Friday, February 19, 2021

Glimpses of Beauty

I have shared little contact with my parents for twenty years, and I've had no contact with them at all for the past eight. We agreed to part because I did not become who they hoped I would be, and my life that my husband built together differs from theirs. They believe that I have the power to change who I am, though I don't know that my life is wrong or evil. Another part boils down to my rejection of televangelists along with some of what they teach. My parents also question whether I'm fit for heaven, but I suspect that they allowed fear to borrow their voice to speak its torments. I know that we love one another deeply, and that makes the situation that much more sad

.From time to time, unexpected ideas catch my attention and set me thinking about my parents. I'm not sure what reminded me about an engineer that my surveyor father worked with before I was born, but I'd always heard about how remarkable my parents thought he was. It seemed that there was nothing that this mythical man could not do, and he devoted much of his free time to creating works of art. 

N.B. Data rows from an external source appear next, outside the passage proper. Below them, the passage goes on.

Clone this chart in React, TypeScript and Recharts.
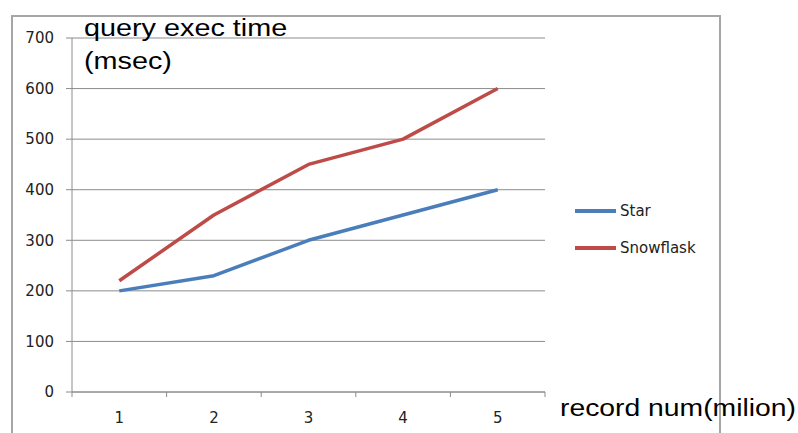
import React from 'react';
import { LineChart, Line, XAxis, YAxis, CartesianGrid, Legend } from 'recharts';

const recordNums = ['1', '2', '3', '4', '5'];
const seriesNames = ['Star', 'Snowflask'];
const starTimes = [200, 230, 300, 350, 400];
const snowflaskTimes = [220, 350, 450, 500, 600];
const yTicks = [0, 100, 200, 300, 400, 500, 600, 700];

const data = recordNums.map((n, i) => ({
  n,
  Star: starTimes[i],
  Snowflask: snowflaskTimes[i],
}));

const W = 798;
const H = 433;
const PLOT_LEFT = 72;
const PLOT_RIGHT = 545;
const PLOT_TOP = 38;
const PLOT_BOTTOM = 392;
const Y_AXIS_W = 60;
const X_AXIS_H = 30;
const BAND = (PLOT_RIGHT - PLOT_LEFT) / recordNums.length;

const GRAY = '#8c8c8c';
const TEXT = '#222';
const TICK_FONT = '"DejaVu Sans", Verdana, sans-serif';
const TITLE_FONT = '"Liberation Sans", Arial, sans-serif';

// category labels sit mid-band, tick marks go on the band edges
const CategoryTick = (props: any) => {
  const { x, payload, index } = props;
  const left = x - BAND / 2;
  const right = x + BAND / 2;
  return (
    <g>
      <line x1={left} x2={left} y1={PLOT_BOTTOM} y2={PLOT_BOTTOM + 5} stroke={GRAY} />
      {index === recordNums.length - 1 && (
        <line x1={right} x2={right} y1={PLOT_BOTTOM} y2={PLOT_BOTTOM + 5} stroke={GRAY} />
      )}
      <text x={x} y={PLOT_BOTTOM + 31} textAnchor="middle" fontSize={15} fill={TEXT} fontFamily={TICK_FONT}>
        {payload.value}
      </text>
    </g>
  );
};

// keep legend rows in series order (Star first)
const LegendBox = ({ payload }: any) => {
  const items = [...(payload || [])].sort(
    (a: any, b: any) => seriesNames.indexOf(a.value) - seriesNames.indexOf(b.value)
  );
  return (
    <div>
      {items.map((item: any) => (
        <div key={item.value} style={{ display: 'flex', alignItems: 'center', height: 37 }}>
          <span style={{ display: 'inline-block', width: 41, height: 4, background: item.color, marginRight: 4 }} />
          <span style={{ fontFamily: TICK_FONT, fontSize: 15, color: TEXT }}>{item.value}</span>
        </div>
      ))}
    </div>
  );
};

export default function App() {
  return (
    <div style={{ position: 'absolute', left: 0, top: 0, width: W, height: H, background: '#fff', overflow: 'hidden' }}>
      <div
        style={{
          position: 'absolute',
          left: 11,
          top: 15,
          width: 706,
          height: 440,
          border: '2px solid #a6a6a6',
        }}
      />
      <LineChart
        width={W}
        height={H}
        data={data}
        margin={{
          top: PLOT_TOP,
          right: W - PLOT_RIGHT,
          left: PLOT_LEFT - Y_AXIS_W,
          bottom: H - PLOT_BOTTOM - X_AXIS_H,
        }}
        style={{ position: 'absolute', left: 0, top: 0 }}
      >
        <CartesianGrid vertical={false} stroke={GRAY} />
        <XAxis
          dataKey="n"
          scale="band"
          height={X_AXIS_H}
          axisLine={{ stroke: GRAY }}
          tickLine={false}
          tick={<CategoryTick />}
          interval={0}
        />
        <YAxis
          domain={[0, 700]}
          ticks={yTicks}
          width={Y_AXIS_W}
          tickSize={6}
          tickMargin={12}
          axisLine={{ stroke: GRAY }}
          tickLine={{ stroke: GRAY }}
          tick={{ fontSize: 15, fill: TEXT, fontFamily: TICK_FONT }}
        />
        <Legend
          layout="vertical"
          align="center"
          verticalAlign="middle"
          content={<LegendBox />}
          wrapperStyle={{ position: 'absolute', left: 575, top: 192, width: 160 }}
        />
        <Line
          dataKey="Star"
          stroke="#4a7ebb"
          strokeWidth={3.5}
          dot={false}
          strokeLinejoin="round"
          isAnimationActive={false}
        />
        <Line
          dataKey="Snowflask"
          stroke="#be4b48"
          strokeWidth={3.5}
          dot={false}
          strokeLinejoin="round"
          isAnimationActive={false}
        />
      </LineChart>
      <svg width={W} height={H} style={{ position: 'absolute', left: 0, top: 0, pointerEvents: 'none' }}>
        <g fontFamily={TITLE_FONT} fontSize={24} fill="#000">
          <text transform="translate(84,36) scale(1.2,1)">query exec time</text>
          <text transform="translate(84,69) scale(1.2,1)">(msec)</text>
          <text transform="translate(560,416) scale(1.18,1)">record num(milion)</text>
        </g>
      </svg>
    </div>
  );
}
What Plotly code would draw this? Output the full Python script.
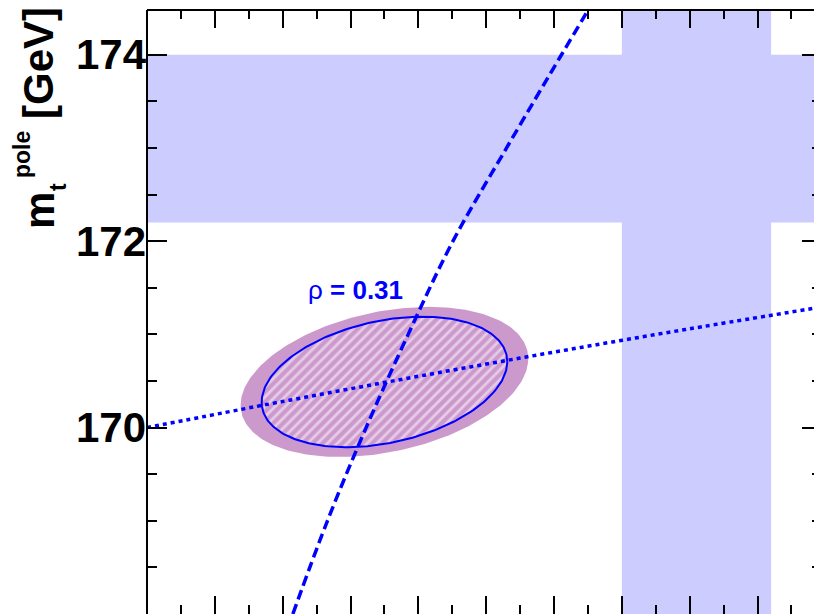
import numpy as np
import plotly.graph_objects as go

# world-average bands
alphas_avg = 0.1181
alphas_err = 0.0011
mt_avg = 173.1
mt_err = 0.9

# combined fit result
fit_alphas = 0.11350
fit_mt = 170.49
rho = 0.31
inner_sigma = [0.00181, 0.70]   # (alpha_s, m_t)
outer_sigma = [0.00212, 0.805]

# dashed constraint curve
dashed_mt = [168.0, 169.0, 170.0, 171.0, 172.0, 173.0, 174.0, 174.5]
dashed_alphas = [0.11215, 0.11266, 0.11323, 0.11385, 0.11451, 0.11530, 0.11611, 0.11652]

# dotted constraint curve
dotted_alphas = [0.110, 0.112, 0.114, 0.116, 0.118, 0.120]
dotted_mt = [170.00, 170.28, 170.55, 170.81, 171.06, 171.30]

x_range = [0.110, 0.11995]
y_range = [168.0, 174.48]

BAND = '#CCCCFF'
PURPLE = '#CC99CC'
BLUE = '#0000FF'
FONT = 'Liberation Sans'

# page body has an 8px margin; plot area should sit at (147, 10) in the window
PAGE_OFF = 8
L, T, W, H = 147, 10, 675, 604


def ellipse(cx, cy, sx, sy, r, n=240):
    t = np.linspace(0, 2 * np.pi, n)
    x = cx + sx * np.cos(t)
    y = cy + sy * (r * np.cos(t) + np.sqrt(1 - r * r) * np.sin(t))
    return x, y


fig = go.Figure()

ox, oy = ellipse(fit_alphas, fit_mt, outer_sigma[0], outer_sigma[1], rho)
fig.add_trace(go.Scatter(x=ox, y=oy, mode='lines', fill='toself', fillcolor=PURPLE,
                         line=dict(width=0), hoverinfo='skip'))

ix, iy = ellipse(fit_alphas, fit_mt, inner_sigma[0], inner_sigma[1], rho)
fig.add_trace(go.Scatter(x=ix, y=iy, mode='lines', fill='toself',
                         fillpattern=dict(shape='/', fgcolor='white', bgcolor=PURPLE, size=7, solidity=0.4),
                         line=dict(color=BLUE, width=2), hoverinfo='skip'))

fig.add_trace(go.Scatter(x=dashed_alphas, y=dashed_mt, mode='lines', line_shape='spline',
                         line=dict(color=BLUE, width=3.5, dash='10px,5px')))
fig.add_trace(go.Scatter(x=dotted_alphas, y=dotted_mt, mode='lines', line_shape='spline',
                         line=dict(color=BLUE, width=3.5, dash='4px,4px')))

# bands
fig.add_shape(type='rect', xref='x', yref='paper', x0=alphas_avg - alphas_err, x1=alphas_avg + alphas_err,
              y0=0, y1=1, fillcolor=BAND, line_width=0, layer='below')
fig.add_shape(type='rect', xref='paper', yref='y', x0=0, x1=1, y0=mt_avg - mt_err, y1=mt_avg + mt_err,
              fillcolor=BAND, line_width=0, layer='below')

# frame lines (left and top; right/bottom fall outside the crop)
fig.add_shape(type='line', xref='paper', yref='paper', x0=0, x1=0, y0=0, y1=1, line=dict(color='black', width=2))
fig.add_shape(type='line', xref='paper', yref='paper', x0=0, x1=1, y0=1, y1=1, line=dict(color='black', width=2))

fig.add_annotation(x=0.11308, y=171.48, xref='x', yref='y', text='ρ <b>= 0.31</b>', showarrow=False,
                   font=dict(family=FONT, size=26, color=BLUE))


# y-axis title built from pieces so that sub- and superscript stack
def px(xp, yp):
    return (xp - L) / W, (T + H - yp) / H


for text, (cx, cy), size in [('m', (39, 211), 42), ('t', (58, 187), 23),
                             ('pole', (22, 155), 23), ('[GeV]', (39, 63), 42)]:
    xx, yy = px(cx, cy)
    fig.add_annotation(x=xx, y=yy, xref='paper', yref='paper', text=text, textangle=-90, showarrow=False,
                       xanchor='center', yanchor='middle',
                       font=dict(family=FONT, size=size, color='black', weight='bold'))

tick_style = dict(ticks='inside', tickwidth=2, tickcolor='black', mirror='ticks', showline=False,
                  showgrid=False, zeroline=False)
fig.update_xaxes(range=x_range, tick0=0.110, dtick=0.001, ticklen=18, showticklabels=False,
                 minor=dict(ticks='inside', dtick=0.0005, ticklen=9, tickwidth=2, tickcolor='black'),
                 **tick_style)
fig.update_yaxes(range=y_range, tick0=170, dtick=2, ticklen=20,
                 tickfont=dict(family=FONT, size=42, color='black', weight='bold'),
                 minor=dict(ticks='inside', dtick=0.5, ticklen=10, tickwidth=2, tickcolor='black'),
                 **tick_style)

fig.update_layout(width=L - PAGE_OFF + W, height=T - PAGE_OFF + H,
                  margin=dict(l=L - PAGE_OFF, r=0, t=T - PAGE_OFF, b=0),
                  plot_bgcolor='white', paper_bgcolor='white', showlegend=False)

fig.write_html('out.html')
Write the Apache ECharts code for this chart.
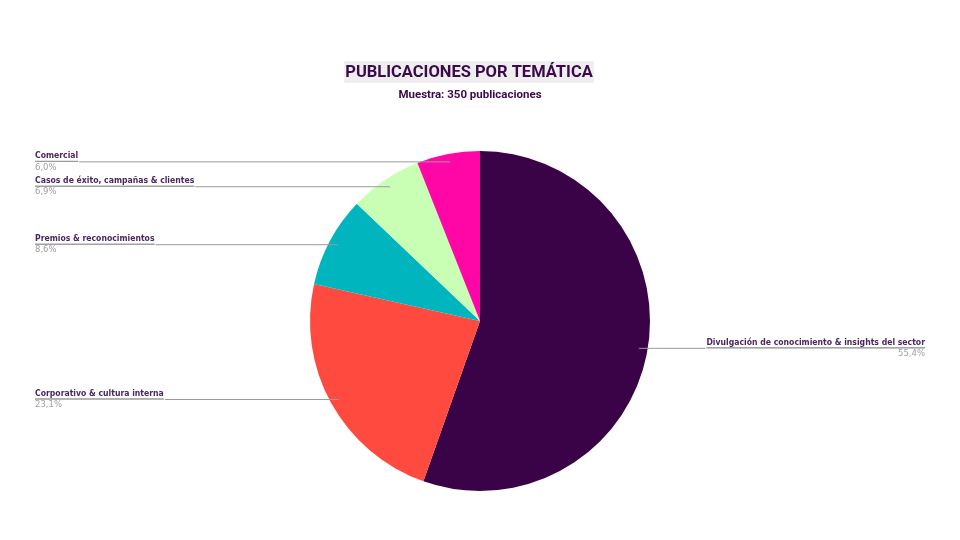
<!DOCTYPE html>
<html>
<head>
<meta charset="utf-8">
<script src="https://cdn.jsdelivr.net/npm/echarts@6/dist/echarts.min.js"></script>
<style>
  html, body { margin: 0; padding: 0; background: #fff; }
  #chart { width: 960px; height: 540px; }
</style>
</head>
<body>
<div id="chart"></div>
<script>
  // categorías y porcentajes (sentido horario desde arriba)
  const categorias = [
    'Divulgación de conocimiento & insights del sector',
    'Corporativo & cultura interna',
    'Premios & reconocimientos',
    'Casos de éxito, campañas & clientes',
    'Comercial'
  ];
  const porcentajes = [55.4, 23.1, 8.6, 6.9, 6.0];
  const colores = ['#3a0347', '#ff4a40', '#00b5be', '#c9ffb4', '#ff06a7'];

  const datos = categorias.map((c, i) => ({ name: c, value: porcentajes[i] }));

  let myChart = echarts.init(document.getElementById('chart'));
  myChart.setOption({
    title: [
      {
        text: '{t|PUBLICACIONES POR TEMÁTICA}',
        left: 464,
        top: 56,
        textAlign: 'center',
        textStyle: {
          rich: {
            t: {
              fontFamily: 'Roboto',
              fontSize: 16.5,
              fontWeight: 'bold',
              color: '#3a0a4a',
              backgroundColor: '#eeeeee',
              padding: [3, 1, 2, 1]
            }
          }
        }
      },
      {
        text: 'Muestra: 350 publicaciones',
        left: 465,
        top: 84,
        textAlign: 'center',
        textStyle: {
          fontFamily: 'Roboto',
          fontSize: 11.5,
          fontWeight: 'bold',
          color: '#3a0a4a'
        }
      }
    ],
    series: [
      // tarta visible
      {
        type: 'pie',
        z: 1,
        center: [480, 321],
        radius: 170,
        startAngle: 90,
        clockwise: true,
        silent: true,
        color: colores,
        label: { show: false },
        labelLine: { show: false },
        data: datos
      },
      // tarta transparente solo para etiquetas (la línea empieza dentro)
      {
        type: 'pie',
        z: 5,
        center: [480, 321],
        radius: 161,
        startAngle: 90,
        clockwise: true,
        silent: true,
        avoidLabelOverlap: true,
        itemStyle: { color: 'rgba(0,0,0,0)' },
        label: {
          show: true,
          position: 'outside',
          alignTo: 'edge',
          edgeDistance: 35,
          distanceToLabelLine: 0,
          formatter: p => '{n|' + p.name + '}\n{hr|}\n{p|' + p.value.toFixed(1).replace('.', ',') + '%}',
          rich: {
            n: { fontSize: 8.6, fontWeight: 'bold', color: '#4b2660', lineHeight: 11, fontFamily: 'DejaVu Sans Condensed' },
            hr: { width: '100%', height: 0, borderColor: '#9a9a9a', borderWidth: 1 },
            p: { fontSize: 8.5, color: '#a0a0a0', lineHeight: 12, fontFamily: 'DejaVu Sans' }
          }
        },
        labelLine: {
          show: true,
          showAbove: true,
          length: 1,
          length2: 10,
          lineStyle: { color: '#9a9a9a', width: 1, opacity: 1 }
        },
        data: datos
      }
    ]
  });
</script>
</body>
</html>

A few of his wood cut prints donned the walls in my grandparents' and parents' home. His trained pilot wife traveled with him, just as my mom traveled with my father. The two men worked together to carve new paths through yet untouched territories in the mountains of Appalachia. My parents settled not far from the Poconos where they raised me, and their friends moved to California to build their lives and family.

Every month, for thirty years, my mother sent money to them, looking forward to the day when they could pay the going rate for one of his paintings to call their own. In the beginning, I believed that it helped them carve out a place in the art community in San Jose. Every year, Mom also purchased scented soaps to send at Christmastime, as it was one of few indulgences that this starving artist's wife allowed herself during the early years. Those soaps played a role that seemed as important as the nativity that my grandfather made from a wooden dynamite box that he'd brought home from his job in the coal mines of Western Pennsylvania.

I had not thought about the couple in years, but some circuit of memories had to vibrate for a bit before I recalled their names. I didn't have much time to study the oil painting that their amazing friend created for them of the evening sun setting over the Pacific Ocean. It wasn't long after the painting took its place in my parents' home that our relationship became strained and our visits few. When the familiar name popped back into my head as I drifted off to sleep, it seemed so strange that I had ever forgotten it. I grabbed my laptop as its glow pierced the dark of night as I quickly found the website.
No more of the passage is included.